-- start --

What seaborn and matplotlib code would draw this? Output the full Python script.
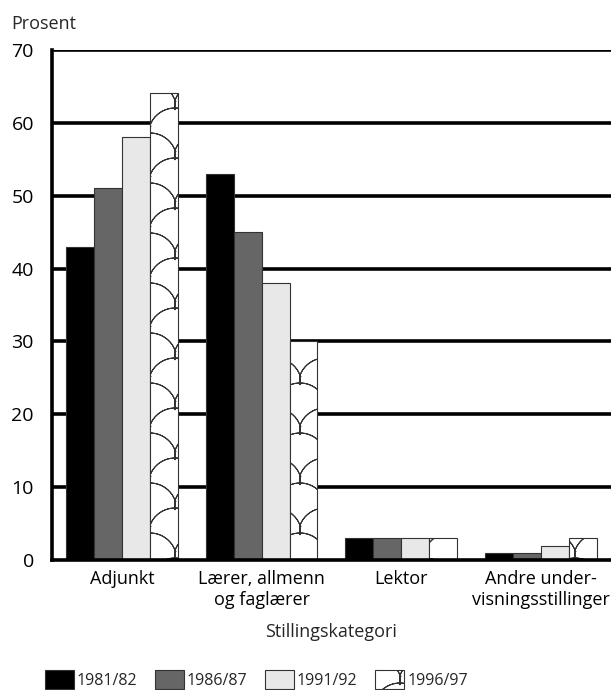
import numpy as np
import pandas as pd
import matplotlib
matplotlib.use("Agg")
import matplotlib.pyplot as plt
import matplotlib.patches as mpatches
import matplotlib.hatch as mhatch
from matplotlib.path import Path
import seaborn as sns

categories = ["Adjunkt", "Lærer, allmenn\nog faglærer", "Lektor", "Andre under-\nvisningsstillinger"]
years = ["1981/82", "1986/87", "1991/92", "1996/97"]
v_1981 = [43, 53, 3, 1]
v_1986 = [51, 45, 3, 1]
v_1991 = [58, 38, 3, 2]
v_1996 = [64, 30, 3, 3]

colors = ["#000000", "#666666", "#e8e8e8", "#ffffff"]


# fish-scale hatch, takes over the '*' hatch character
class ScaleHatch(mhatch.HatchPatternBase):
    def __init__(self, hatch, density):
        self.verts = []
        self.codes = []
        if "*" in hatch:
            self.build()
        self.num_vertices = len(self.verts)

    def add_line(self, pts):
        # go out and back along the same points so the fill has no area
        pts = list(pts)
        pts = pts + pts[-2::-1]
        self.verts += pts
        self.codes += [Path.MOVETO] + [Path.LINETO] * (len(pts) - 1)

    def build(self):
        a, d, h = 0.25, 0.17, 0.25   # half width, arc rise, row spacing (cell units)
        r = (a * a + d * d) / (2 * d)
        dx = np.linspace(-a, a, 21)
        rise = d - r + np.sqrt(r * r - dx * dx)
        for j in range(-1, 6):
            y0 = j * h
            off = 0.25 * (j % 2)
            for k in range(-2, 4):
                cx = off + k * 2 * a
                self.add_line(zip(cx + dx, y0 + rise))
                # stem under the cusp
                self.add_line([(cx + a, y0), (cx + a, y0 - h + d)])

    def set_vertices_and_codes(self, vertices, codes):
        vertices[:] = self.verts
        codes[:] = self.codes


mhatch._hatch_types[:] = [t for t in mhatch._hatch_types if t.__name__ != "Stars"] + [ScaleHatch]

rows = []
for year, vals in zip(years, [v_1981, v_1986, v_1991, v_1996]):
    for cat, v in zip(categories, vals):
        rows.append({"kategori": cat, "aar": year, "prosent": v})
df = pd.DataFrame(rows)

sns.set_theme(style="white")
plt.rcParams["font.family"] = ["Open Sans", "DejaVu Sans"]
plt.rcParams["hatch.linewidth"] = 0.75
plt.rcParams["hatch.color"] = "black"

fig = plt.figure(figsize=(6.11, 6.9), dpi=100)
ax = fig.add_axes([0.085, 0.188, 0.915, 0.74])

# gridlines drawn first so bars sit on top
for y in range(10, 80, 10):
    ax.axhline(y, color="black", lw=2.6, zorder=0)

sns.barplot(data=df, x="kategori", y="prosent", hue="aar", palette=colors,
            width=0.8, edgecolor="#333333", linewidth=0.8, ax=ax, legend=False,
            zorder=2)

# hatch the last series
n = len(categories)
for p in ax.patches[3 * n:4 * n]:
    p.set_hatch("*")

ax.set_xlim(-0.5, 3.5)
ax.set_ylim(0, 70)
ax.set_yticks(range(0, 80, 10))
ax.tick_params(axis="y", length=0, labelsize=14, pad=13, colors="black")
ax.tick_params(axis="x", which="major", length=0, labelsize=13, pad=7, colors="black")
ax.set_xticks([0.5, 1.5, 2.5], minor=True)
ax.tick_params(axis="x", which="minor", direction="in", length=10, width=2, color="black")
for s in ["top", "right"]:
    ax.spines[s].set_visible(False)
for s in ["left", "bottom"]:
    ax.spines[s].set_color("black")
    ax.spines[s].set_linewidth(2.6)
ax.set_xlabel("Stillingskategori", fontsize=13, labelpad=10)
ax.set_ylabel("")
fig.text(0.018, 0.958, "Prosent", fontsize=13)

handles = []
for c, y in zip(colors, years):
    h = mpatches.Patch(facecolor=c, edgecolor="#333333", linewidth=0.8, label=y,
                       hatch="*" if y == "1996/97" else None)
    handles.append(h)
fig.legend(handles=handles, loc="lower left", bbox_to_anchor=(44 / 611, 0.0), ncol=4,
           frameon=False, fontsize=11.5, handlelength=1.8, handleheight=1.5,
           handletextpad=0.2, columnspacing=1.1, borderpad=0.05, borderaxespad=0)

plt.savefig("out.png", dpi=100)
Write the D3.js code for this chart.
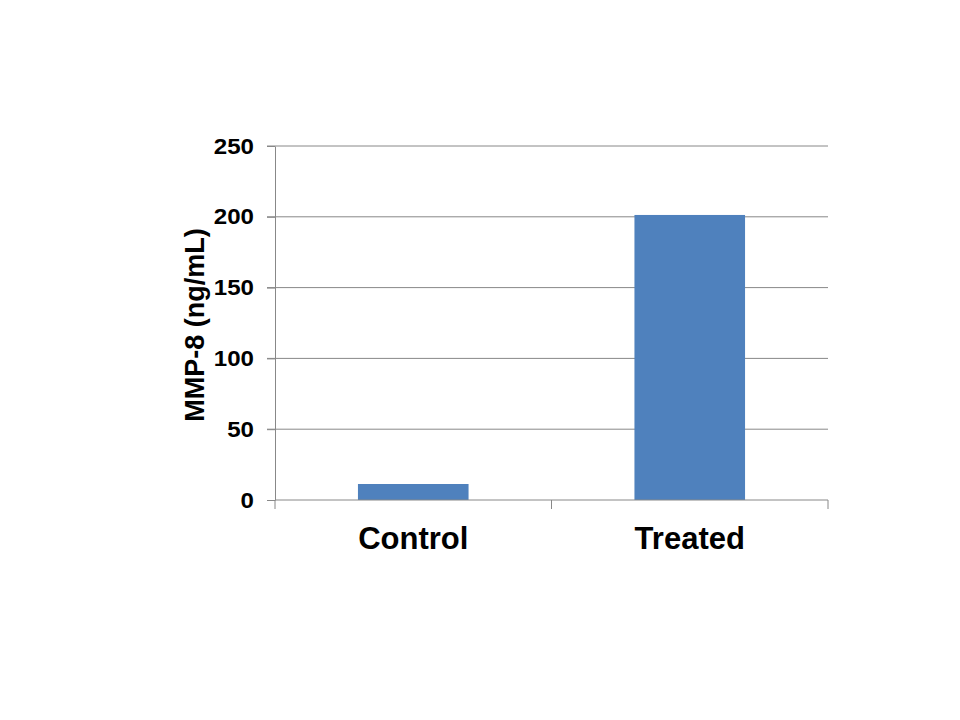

-- end --

**EXERCISE BRIEF:** Repeat exactly the lines from the first line of the records above through the line containing "df = pd.DataFrame(rows)", both included. Leave out the pictures.

**ANSWER TO THE EXERCISE:**
What seaborn and matplotlib code would draw this? Output the full Python script.
import numpy as np
import pandas as pd
import matplotlib
matplotlib.use("Agg")
import matplotlib.pyplot as plt
import matplotlib.patches as mpatches
import matplotlib.hatch as mhatch
from matplotlib.path import Path
import seaborn as sns

categories = ["Adjunkt", "Lærer, allmenn\nog faglærer", "Lektor", "Andre under-\nvisningsstillinger"]
years = ["1981/82", "1986/87", "1991/92", "1996/97"]
v_1981 = [43, 53, 3, 1]
v_1986 = [51, 45, 3, 1]
v_1991 = [58, 38, 3, 2]
v_1996 = [64, 30, 3, 3]

colors = ["#000000", "#666666", "#e8e8e8", "#ffffff"]


# fish-scale hatch, takes over the '*' hatch character
class ScaleHatch(mhatch.HatchPatternBase):
    def __init__(self, hatch, density):
        self.verts = []
        self.codes = []
        if "*" in hatch:
            self.build()
        self.num_vertices = len(self.verts)

    def add_line(self, pts):
        # go out and back along the same points so the fill has no area
        pts = list(pts)
        pts = pts + pts[-2::-1]
        self.verts += pts
        self.codes += [Path.MOVETO] + [Path.LINETO] * (len(pts) - 1)

    def build(self):
        a, d, h = 0.25, 0.17, 0.25   # half width, arc rise, row spacing (cell units)
        r = (a * a + d * d) / (2 * d)
        dx = np.linspace(-a, a, 21)
        rise = d - r + np.sqrt(r * r - dx * dx)
        for j in range(-1, 6):
            y0 = j * h
            off = 0.25 * (j % 2)
            for k in range(-2, 4):
                cx = off + k * 2 * a
                self.add_line(zip(cx + dx, y0 + rise))
                # stem under the cusp
                self.add_line([(cx + a, y0), (cx + a, y0 - h + d)])

    def set_vertices_and_codes(self, vertices, codes):
        vertices[:] = self.verts
        codes[:] = self.codes


mhatch._hatch_types[:] = [t for t in mhatch._hatch_types if t.__name__ != "Stars"] + [ScaleHatch]

rows = []
for year, vals in zip(years, [v_1981, v_1986, v_1991, v_1996]):
    for cat, v in zip(categories, vals):
        rows.append({"kategori": cat, "aar": year, "prosent": v})
df = pd.DataFrame(rows)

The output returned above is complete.